The Department for Education has issued a formal Notice to Improve to Mercian Educational Trust. The letter was sent to the chair of trustees, Sharon Tilki, on 10 November 2025 and published on 12 December 2025. We’ve set out what this means for you as a parent, member of staff, or student, and the dates you can mark in your diary.

Why the notice? The department says the trust breached several rules in the Academy Trust Handbook (2023 to 2025). These include the duty on the accounting officer to assure the board that the trust is complying with funding rules, the requirement to have a chief financial officer, and the need for strong internal controls and risk management. The letter also cites missing or late monthly management accounts, incomplete publication of high pay bandings on the website, gaps in internal scrutiny, and delays to audited accounts and required returns.

What changes right now? Certain financial freedoms are suspended until the department is confident the trust is back on track. That means the trust must get approval in advance for things like special severance or compensation payments, writing off debts, major asset disposals, long leases on buildings, and moving or pooling core government funding known as GAG. This is designed to keep tight oversight while improvements are made.

For families and pupils, school continues as normal. This is about the trust’s financial governance, not classroom teaching. The department will monitor progress through regular reviews and can escalate if improvements stall, including changing the conditions or, in the most serious case, ending the funding agreement. That is not the default path-but it is set out as a possible consequence.

The immediate timeline is clear. By 31 December 2025, the department expects audited financial statements, the management letter and the internal scrutiny report. The Academy Accounts Return must be submitted by its usual deadline. The School Resource Management Self-Assessment Checklist for 2023/24 was due by the end of November 2025, with 2024/25 due by the standard date.

There are near-term checkpoints too. The trust must produce monthly management accounts that meet the 2025 Handbook standard-covering income and spending, cash flow and a balance sheet-for November 2025 through January 2026, and share these with the department by the end of January 2026. Evidence of internal scrutiny activity, including committee or board minutes showing discussion, was due by 5 December 2025.

Two pieces of external support are baked in. First, a School Resource Management Adviser (SRMA) deployment focused on financial governance must be commissioned by December 2025, with the resulting report and an action plan shared. Second, an External Review of Governance commissioned in July 2025 must be submitted to the department, with the trust showing how it will act on each recommendation.

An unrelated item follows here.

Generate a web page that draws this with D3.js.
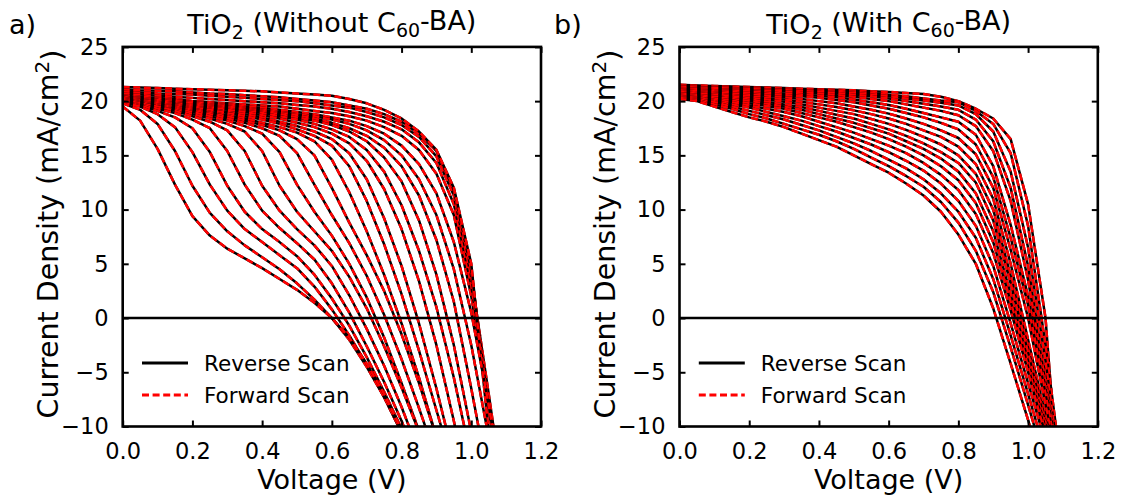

The notice also sets a test of follow-through. The trust needs to provide evidence that recommendations from the SRMA and the External Review of Governance have been actioned-or explain why not-and demonstrate that the breaches listed have been addressed. This condition runs until all actions are complete, with progress discussed at regular engagement meetings with the department.

Transparency matters here. The department requires the trust to publish the notice on its website within 14 days of it appearing on GOV.UK and to keep it there until the notice is lifted. The letter is signed by Sue Lovelock, Regional Director for the West Midlands, and Lindsey Henning, Director for Schools Financial Support and Oversight, confirming the formal status of the intervention.

A quick primer, so you can read updates with confidence: in an academy trust, the board is responsible for oversight; the accounting officer takes personal responsibility for compliance; a qualified chief financial officer oversees day-to-day finance; and internal scrutiny gives independent assurance that controls and risk management are working. Monthly management accounts should go to the chair and be considered by the board. These aren’t optional extras-they’re the basics of running a public body with children’s education at stake.

If you’re a member of staff, the department explicitly encourages trusts to support colleagues during periods of change and signposts the Education staff wellbeing charter. If you’re a parent or student, you can expect the trust to keep you informed as milestones are met. The notice will be lifted once all conditions are satisfied and the trust is fully compliant with the latest Handbook.